[REQUIREMENTS]
Each line containing the word "this" must be reported.
_ _ _ _ _
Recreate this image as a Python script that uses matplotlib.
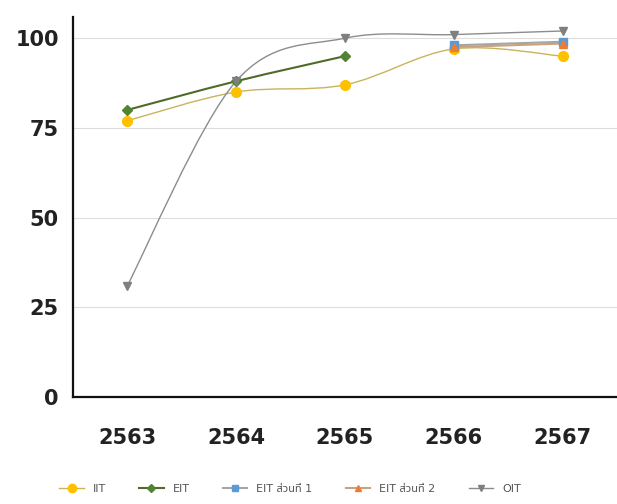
import numpy as np
import matplotlib.pyplot as plt
from matplotlib.path import Path
from matplotlib.patches import PathPatch

plt.rcParams['font.family'] = ['DejaVu Sans', 'Noto Sans Thai', 'Noto Sans', 'TLWG Typo', 'Loma', 'Garuda']

years = [2563, 2564, 2565, 2566, 2567]
iit = [77, 85, 87, 97, 95]
eit = [80, 88, 95, None, None]
eit1 = [None, None, None, 98, 99]
eit2 = [None, None, None, 97.5, 98.5]
oit = [31, 88, 100, 101, 102]

names = ['IIT', 'EIT', 'EIT ส่วนที่ 1', 'EIT ส่วนที่ 2', 'OIT']
colors = ['#FFC000', '#548235', '#5B9BD5', '#ED7D31', '#7F7F7F']
line_colors = ['#C8B45A', '#4F6B2A', '#A5A5A5', '#C9A27E', '#8C8C8C']
markers = ['o', 'D', 's', '^', 'v']
msizes = [7, 5, 6, 6, 6]
lws = [1.0, 1.5, 1.5, 1.5, 1.0]


def smooth_path(xs, ys, t=1.0 / 6):
    # Catmull-Rom -> cubic bezier, like Excel's smoothed lines
    pts = np.column_stack([xs, ys])
    verts = [pts[0]]
    codes = [Path.MOVETO]
    n = len(pts)
    for i in range(n - 1):
        p0 = pts[i - 1] if i > 0 else pts[i]
        p1 = pts[i]
        p2 = pts[i + 1]
        p3 = pts[i + 2] if i + 2 < n else pts[i + 1]
        c1 = p1 + (p2 - p0) * t
        c2 = p2 - (p3 - p1) * t
        verts += [c1, c2, p2]
        codes += [Path.CURVE4] * 3
    return Path(verts, codes)


fig = plt.figure(figsize=(6.17, 5.04), dpi=100)
ax = fig.add_axes([0.118, 0.212, 0.882, 0.755])

series = [iit, eit, eit1, eit2, oit]
for k, vals in enumerate(series):
    xs = [x for x, v in zip(years, vals) if v is not None]
    ys = [v for v in vals if v is not None]
    ax.add_patch(PathPatch(smooth_path(xs, ys), fill=False,
                           edgecolor=line_colors[k], lw=lws[k], zorder=2))
    ax.plot(xs, ys, linestyle='none', marker=markers[k], ms=msizes[k],
            color=colors[k], mec=colors[k], zorder=3)
    ax.plot([], [], color=line_colors[k], lw=lws[k], marker=markers[k],
            ms=msizes[k] - 1, mfc=colors[k], mec=colors[k], label=names[k])

ax.set_xlim(2562.5, 2567.5)
ax.set_ylim(0, 106)
ax.set_yticks([0, 25, 50, 75, 100])
ax.set_xticks(years)
ax.set_xticklabels([str(y) for y in years])
ax.tick_params(length=0, labelsize=15)
ax.tick_params(axis='x', pad=22)
ax.tick_params(axis='y', pad=10)
for lab in ax.get_xticklabels() + ax.get_yticklabels():
    lab.set_fontweight('bold')
    lab.set_color('#222222')
ax.grid(axis='y', color='#DDDDDD', lw=0.8)
ax.set_axisbelow(True)
for s in ['top', 'right']:
    ax.spines[s].set_visible(False)
for s in ['left', 'bottom']:
    ax.spines[s].set_color('#111111')
    ax.spines[s].set_linewidth(1.6)

fig.legend(loc='lower left', bbox_to_anchor=(0.08, 0.0), ncol=5, frameon=False,
           fontsize=8, handlelength=2.2, columnspacing=3.0, labelcolor='#555555')

fig.savefig('out.png', dpi=100)
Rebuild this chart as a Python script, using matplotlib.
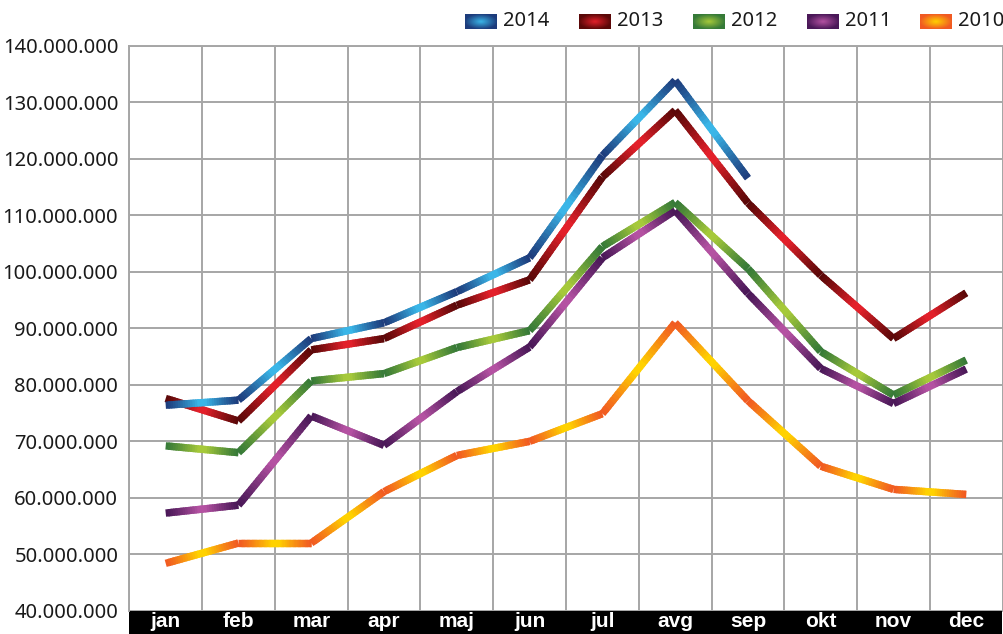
import numpy as np
import matplotlib
matplotlib.use("Agg")
import matplotlib.pyplot as plt
from matplotlib.collections import LineCollection
from matplotlib.colors import to_rgb
from matplotlib.patches import Rectangle

months = ["jan", "feb", "mar", "apr", "maj", "jun", "jul", "avg", "sep", "okt", "nov", "dec"]
years = ["2014", "2013", "2012", "2011", "2010"]

v2014 = [76.4, 77.3, 88.2, 91.0, 96.5, 102.5, 120.6, 133.9, 116.6]
v2013 = [77.6, 73.6, 86.2, 88.2, 94.1, 98.6, 116.8, 128.6, 112.2, 99.4, 88.2, 96.3]
v2012 = [69.2, 68.0, 80.7, 82.0, 86.6, 89.6, 104.5, 112.3, 100.6, 85.9, 78.2, 84.4]
v2011 = [57.3, 58.7, 74.5, 69.3, 78.8, 86.7, 102.5, 110.9, 96.2, 82.9, 76.7, 82.8]
v2010 = [48.4, 52.0, 52.0, 61.1, 67.5, 70.0, 74.9, 91.0, 77.2, 65.6, 61.5, 60.6]
series = [v2014, v2013, v2012, v2011, v2010]
scale = 1_000_000

ytick_vals = list(range(40_000_000, 140_000_001, 10_000_000))

colors = {
    "2014": ("#1d3c7c", "#3ab6e8"),
    "2013": ("#5a0808", "#e3202a"),
    "2012": ("#367a38", "#a6c93a"),
    "2011": ("#4a1858", "#b452a2"),
    "2010": ("#f15a22", "#ffd200"),
}

FONT = ["Noto Sans", "DejaVu Sans"]
STRETCH = "condensed"
BOLD_FONT = ["Liberation Sans", "DejaVu Sans"]

fig = plt.figure(figsize=(10.04, 6.34), dpi=100)
ax = fig.add_axes([129.3 / 1004, (634 - 610.8) / 634, (1002.7 - 129.3) / 1004, (610.8 - 46) / 634])

ax.set_xlim(-0.5, len(months) - 0.5)
ax.set_ylim(ytick_vals[0], ytick_vals[-1])

# grid
ax.set_xticks(np.arange(-0.5, len(months), 1.0), minor=True)
ax.grid(True, which="minor", axis="x", color="#a6a6a6", lw=1.4)
ax.set_yticks(ytick_vals)
ax.grid(True, which="major", axis="y", color="#a6a6a6", lw=1.4)
ax.set_axisbelow(True)
for s in ax.spines.values():
    s.set_color("#a6a6a6")
    s.set_linewidth(1.4)
ax.spines["bottom"].set_visible(False)

ax.set_yticklabels([f"{v:,}".replace(",", ".") for v in ytick_vals],
                   family=FONT, fontstretch=STRETCH, fontsize=14.5, color="#1a1a1a")
ax.tick_params(axis="y", length=0, pad=8)
ax.set_xticks(range(len(months)))
ax.set_xticklabels(months, family=BOLD_FONT, fontsize=15,
                   fontweight="bold", color="white")
ax.tick_params(axis="x", which="both", length=0, pad=1)

# black band for month labels
fig.patches.append(Rectangle((129.3 / 1004, 0), (1001.5 - 129.3) / 1004, (634 - 610.3) / 634,
                             transform=fig.transFigure, facecolor="black", edgecolor="none",
                             zorder=-1))


def gradient_line(ax, xs, ys, dark, light, z, n=30, lw=5.3):
    dark = np.array(to_rgb(dark))
    light = np.array(to_rgb(light))
    for i in range(len(xs) - 1):
        t = np.linspace(0, 1, n + 1)
        t0 = t[:-1]
        t1 = np.minimum(t[1:] + 0.8 / n, 1.0)
        dx = xs[i + 1] - xs[i]
        dy = ys[i + 1] - ys[i]
        segs = np.stack([np.column_stack([xs[i] + dx * t0, ys[i] + dy * t0]),
                         np.column_stack([xs[i] + dx * t1, ys[i] + dy * t1])], axis=1)
        tm = (t[:-1] + t[1:]) / 2
        s = 1 - np.abs(2 * tm - 1)
        s = np.clip(s * 1.1, 0, 1) ** 1.2
        cols = dark[None, :] * (1 - s[:, None]) + light[None, :] * s[:, None]
        lc = LineCollection(segs, colors=cols, linewidths=lw, capstyle="butt", zorder=z)
        ax.add_collection(lc)


for k, (yr, vals) in enumerate(zip(years, series)):
    xs = np.arange(len(vals))
    ys = np.array(vals) * scale
    d, l = colors[yr]
    gradient_line(ax, xs, ys, d, l, z=10 - k)

# legend
leg_x0 = [465, 579, 693, 807, 920]
for yr, x0 in zip(years, leg_x0):
    d, l = colors[yr]
    d = np.array(to_rgb(d)); l = np.array(to_rgb(l))
    gy, gx = np.mgrid[0:16, 0:32]
    r = np.sqrt(((gx - 15.5) / 16) ** 2 + ((gy - 7.5) / 8) ** 2) / np.sqrt(2)
    r = np.clip(r * 1.4, 0, 1)
    img = d[None, None, :] * r[..., None] + l[None, None, :] * (1 - r[..., None])
    lax = fig.add_axes([x0 / 1004, (634 - 29) / 634, 32 / 1004, 15 / 634])
    lax.imshow(img, aspect="auto", interpolation="bilinear")
    lax.axis("off")
    fig.text((x0 + 38) / 1004, (634 - 21) / 634, yr, family=FONT, fontstretch=STRETCH,
             fontsize=14.5, color="#1a1a1a", va="center", ha="left")

fig.savefig("out.png", dpi=100)
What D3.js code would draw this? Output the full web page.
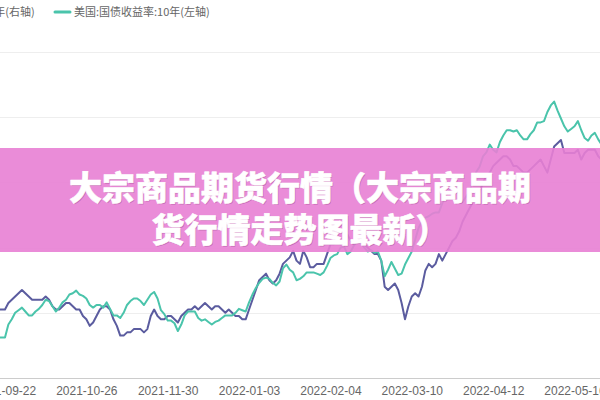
<!DOCTYPE html>
<html lang="zh">
<head>
<meta charset="utf-8">
<title>大宗商品期货行情</title>
<script src="https://d3js.org/d3.v7.min.js"></script>
<style>
  html, body { margin: 0; padding: 0; background: #fff; overflow: hidden; }
  svg { display: block; }
</style>
</head>
<body>
<script>
// tick labels on the category axis, one every 24 trading days
var tickLabels = ["2021-09-22", "2021-10-26", "2021-11-30", "2022-01-03",
                  "2022-02-04", "2022-03-10", "2022-04-12", "2022-05-16"];
var tickStep = 24, firstTick = 2;

// right axis series (purple)
var cnYield = [2.61,2.61,2.61,2.63,2.64,2.65,2.66,2.67,2.66,2.65,2.64,2.64,2.64,2.64,2.65,2.64,2.62,2.61,2.61,2.62,
  2.63,2.63,2.62,2.61,2.61,2.59,2.58,2.56,2.57,2.59,2.61,2.62,2.62,2.61,2.58,2.56,2.53,2.53,2.54,2.54,
  2.55,2.55,2.55,2.54,2.55,2.59,2.61,2.59,2.58,2.58,2.59,2.59,2.58,2.57,2.59,2.60,2.61,2.61,2.62,2.61,
  2.62,2.63,2.62,2.61,2.62,2.62,2.61,2.60,2.61,2.60,2.59,2.59,2.58,2.58,2.61,2.64,2.67,2.70,2.71,2.72,
  2.70,2.69,2.70,2.72,2.75,2.76,2.77,2.79,2.76,2.75,2.79,2.77,2.74,2.74,2.75,2.75,2.75,2.78,2.81,2.81,
  2.82,2.81,2.82,2.84,2.82,2.81,2.82,2.82,2.81,2.80,2.79,2.78,2.78,2.76,2.68,2.67,2.68,2.69,2.67,2.63,
  2.58,2.62,2.65,2.66,2.65,2.68,2.73,2.75,2.74,2.75,2.78,2.76,2.78,2.80,2.82,2.83,2.85,2.88,2.90,2.92,
  2.94,2.95,2.97,3.00,3.02,3.03,3.05,3.06,3.07,3.08,3.08,3.07,3.05,3.05,3.04,3.03,3.03,3.04,3.05,3.06,
  3.07,3.05,3.03,3.07,3.11,3.12,3.13,3.09,3.09,3.09,3.09,3.10,3.07,3.09,3.10,3.10,3.10,3.08,3.07];

// left axis series (teal)
var usYield = [1.31,1.31,1.31,1.41,1.45,1.50,1.52,1.54,1.51,1.48,1.48,1.51,1.53,1.56,1.60,1.59,1.55,1.51,1.54,1.58,
  1.60,1.64,1.65,1.67,1.64,1.63,1.61,1.56,1.54,1.56,1.56,1.54,1.58,1.53,1.48,1.48,1.46,1.50,1.56,1.59,
  1.61,1.61,1.59,1.56,1.60,1.64,1.66,1.61,1.52,1.49,1.44,1.44,1.42,1.36,1.41,1.48,1.51,1.51,1.51,1.46,
  1.44,1.45,1.43,1.41,1.43,1.44,1.46,1.48,1.48,1.48,1.50,1.53,1.52,1.51,1.58,1.64,1.69,1.73,1.76,1.77,
  1.76,1.73,1.71,1.74,1.84,1.87,1.83,1.81,1.75,1.76,1.78,1.81,1.81,1.81,1.80,1.79,1.81,1.86,1.92,1.94,
  1.95,2.00,2.01,1.95,1.97,2.02,2.05,2.03,2.00,1.97,1.98,1.96,1.97,1.90,1.78,1.83,1.89,1.84,1.79,1.80,
  1.87,1.92,1.97,2.06,2.15,2.20,2.23,2.24,2.26,2.27,2.27,2.34,2.40,2.43,2.48,2.46,2.40,2.35,2.39,2.43,
  2.50,2.58,2.62,2.70,2.73,2.79,2.75,2.73,2.81,2.86,2.90,2.90,2.89,2.90,2.86,2.83,2.83,2.87,2.90,2.96,
  2.96,2.97,3.04,3.09,3.12,3.05,2.99,2.93,2.89,2.91,2.93,2.97,2.90,2.84,2.82,2.86,2.88,2.83,2.79];

var seriesNames = ["中国:国债收益率:10年(右轴)", "美国:国债收益率:10年(左轴)"];
var leftTicks = [1.0, 1.5, 2.0, 2.5, 3.0, 3.5];
var rightTicks = [2.4, 2.6, 2.8, 3.0, 3.2, 3.4];
var titleLines = ["大宗商品期货行情（大宗商品期", "货行情走势图最新）"];

var w = 600, h = 400;
var colPurple = "#5b5c9f", colTeal = "#4ac4ab";

var svg = d3.select("body").append("svg")
  .attr("width", w).attr("height", h);

// the plot is wider than the window, so both y axes fall outside it
var x = d3.scaleLinear()
  .domain([0, usYield.length - 1])
  .range([-1.8, -1.8 + 3.39 * (usYield.length - 1)]);
var yL = d3.scaleLinear().domain([1.0, 3.5]).range([378, 52]);
var yR = d3.scaleLinear().domain([2.4, 3.4]).range([378, 52]);

// grid
svg.append("g").selectAll("line")
  .data(leftTicks.slice(1))
  .enter().append("line")
  .attr("x1", 0).attr("x2", w)
  .attr("y1", function(d) { return Math.round(yL(d)) + 0.5; })
  .attr("y2", function(d) { return Math.round(yL(d)) + 0.5; })
  .attr("stroke", "#eeeeee").attr("stroke-width", 1);

// x axis
var tickIdx = tickLabels.map(function(d, i) { return firstTick + i * tickStep; });
var xAxis = d3.axisBottom(x)
  .tickValues(tickIdx)
  .tickSize(0)
  .tickPadding(8)
  .tickFormat(function(d, i) { return tickLabels[i]; });
var gx = svg.append("g")
  .attr("transform", "translate(0," + (Math.round(yL(1.0)) + 0.5) + ")")
  .call(xAxis);
gx.select(".domain").attr("stroke", "#cccccc").attr("d", "M0,0H" + w);
gx.selectAll("text")
  .attr("fill", "#666")
  .style("font-family", "'Liberation Sans', Arial, sans-serif")
  .style("font-size", "12px");

// lines
var lineR = d3.line()
  .x(function(d, i) { return x(i); })
  .y(function(d) { return yR(d); });
var lineL = d3.line()
  .x(function(d, i) { return x(i); })
  .y(function(d) { return yL(d); });

svg.append("path").datum(cnYield)
  .attr("d", lineR).attr("fill", "none")
  .attr("stroke", colPurple).attr("stroke-width", 2)
  .attr("stroke-linejoin", "round");
svg.append("path").datum(usYield)
  .attr("d", lineL).attr("fill", "none")
  .attr("stroke", colTeal).attr("stroke-width", 2)
  .attr("stroke-linejoin", "round");

// legend
var legendX = [-120, 55];
var lg = svg.append("g").selectAll("g")
  .data(seriesNames)
  .enter().append("g")
  .attr("transform", function(d, i) { return "translate(" + legendX[i] + ",12)"; });
lg.append("line")
  .attr("x1", 0).attr("x2", 15).attr("y1", 0).attr("y2", 0)
  .attr("stroke", function(d, i) { return i === 0 ? colPurple : colTeal; })
  .attr("stroke-width", 3).attr("stroke-linecap", "round");
lg.append("text")
  .attr("x", 19).attr("y", 0).attr("dy", "0.35em")
  .attr("fill", "#666")
  .style("font-family", "'Noto Sans CJK SC', sans-serif")
  .style("font-size", "11px")
  .text(function(d) { return d; });

// title banner
svg.append("rect")
  .attr("x", 0).attr("y", 148).attr("width", w).attr("height", 104)
  .attr("fill", "rgb(232,128,212)").attr("opacity", 0.9);

var tg = svg.append("g")
  .style("font-family", "'Noto Sans CJK SC', sans-serif")
  .style("font-weight", 900)
  .style("font-size", "33px")
  .attr("text-anchor", "middle");
tg.selectAll("text.shadow")
  .data(titleLines)
  .enter().append("text")
  .attr("class", "shadow")
  .attr("x", w / 2 + 1).attr("y", function(d, i) { return 188 + i * 42 + 1.5; })
  .attr("dy", "0.35em")
  .attr("fill", "rgba(80,0,60,0.22)")
  .text(function(d) { return d; });
tg.selectAll("text.main")
  .data(titleLines)
  .enter().append("text")
  .attr("class", "main")
  .attr("x", w / 2).attr("y", function(d, i) { return 188 + i * 42; })
  .attr("dy", "0.35em")
  .attr("fill", "#fff")
  .attr("stroke", "#fff").attr("stroke-width", 0.6)
  .attr("stroke-linejoin", "round")
  .text(function(d) { return d; });
</script>
</body>
</html>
_ _ _ _ _
[COMPLETE RESPONSE]
Recreate this image as a Python script that uses matplotlib.
Rebuild this chart as a Python script, using matplotlib.
What D3.js code would draw this? Output the full web page.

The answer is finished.